Monday, February 2, 2015

If something looks wrong in your data it's probably because there's indeed something wrong in your data

Yesterday a revered* Spanish newspaper published a bar chart like the one below in a story about poverty in Latin America. Do you see something weird? Is it really possible that nearly the entire population of Bolivia was poor in 2005?

Of course it isn't. If you go to the data (table below), which comes from the UN's Economic Commission for Latin America and the Caribbean (Cepal), you'll see that for each year there is one column for poverty (“pobreza”) and another one for indigence (“indigencia”). The problem is, obviously, that you cannot add up those two variables. The variable “indigence” is very likely a portion of the broader category “poverty”!

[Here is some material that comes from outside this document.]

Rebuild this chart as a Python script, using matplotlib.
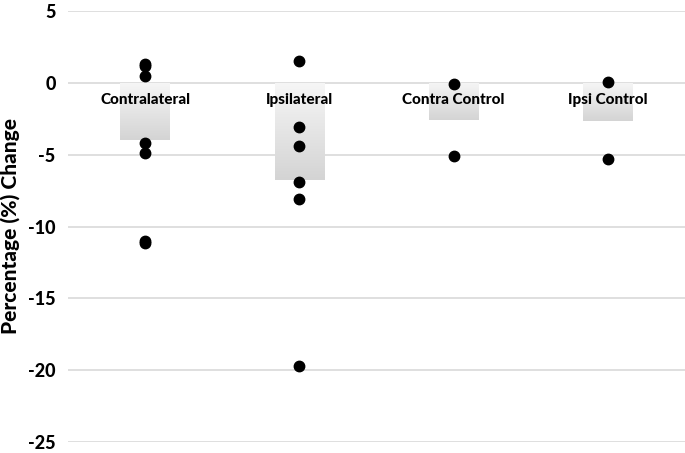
import matplotlib
matplotlib.use("Agg")
import matplotlib.pyplot as plt
import numpy as np

plt.rcParams['font.family'] = ['Lato', 'DejaVu Sans']

categories = ["Contralateral", "Ipsilateral", "Contra Control", "Ipsi Control"]
points = [
    [1.32, 1.18, 0.45, -4.18, -4.87, -11.0, -11.14],
    [1.5, -3.06, -4.39, -6.9, -8.08, -19.7],
    [-0.05, -5.08],
    [0.05, -5.29],
]
means = [-4.0, -6.75, -2.6, -2.65]
yticks = [5, 0, -5, -10, -15, -20, -25]

fig = plt.figure(figsize=(6.85, 4.53), dpi=100)
ax = fig.add_axes([68/685, 11/453, 1 - 68/685, 431/453])
ax.set_xlim(-0.5, len(categories) - 0.5)
ax.set_ylim(-25, 5)

for s in ax.spines.values():
    s.set_visible(False)
ax.set_yticks(yticks)
ax.set_yticklabels([str(t) for t in yticks], fontsize=13, fontweight='black')
ax.tick_params(axis='y', length=0, pad=9)
ax.set_xticks([])
ax.grid(axis='y', color='#d9d9d9', linewidth=1.2)
ax.set_axisbelow(True)

bw = 0.32
grad = np.linspace(0, 1, 256).reshape(-1, 1)
cmap = matplotlib.colors.LinearSegmentedColormap.from_list("g", ["#f6f6f6", "#d4d4d4"])
for i, m in enumerate(means):
    x0, x1 = i - bw/2, i + bw/2
    im = ax.imshow(grad, extent=[x0, x1, m, 0], cmap=cmap, aspect='auto', origin='upper', zorder=1)
    rect = plt.Rectangle((x0, m), bw, -m, transform=ax.transData, facecolor='none', edgecolor='none')
    ax.add_patch(rect)
    im.set_clip_path(rect)

for i, vals in enumerate(points):
    ax.plot([i]*len(vals), vals, 'o', color='black', markersize=7.5, zorder=3, clip_on=False)

for i, c in enumerate(categories):
    ax.text(i, -1.2, c, ha='center', va='center', fontsize=11, fontweight='black', zorder=4)

ax.set_ylabel("Percentage (%) Change", fontsize=15, fontweight='black', labelpad=6)

fig.savefig("out.png", dpi=100)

Spain’s traditional newspapers often claim that citizens must pay for their product, and that they deserve special protections because what they offer is far better than what people get from online media, non-professional journalists, bloggers, etc. Blah, blah, blah.

(*Not for long.)


UPDATE: Josu Mezo, from the blog Malaprensa (“Bad Press”) has told me that he got misled himself by the chart the first time he saw it. He didn't notice the mistake. That's precisely the reason why I try not to blame individual designers for this kind of blunder. We all make mistakes all the time, no matter how well we educate ourselves to be more numerate and to pay more attention. This is not an individual failure. It's an institutional one. Newspapers used to have correctors and copy-editors, who took a second, a third, and a fourth look at your work. Most of them have been fired in many news organizations, and these are the consequences, particularly when you're on a tight deadline.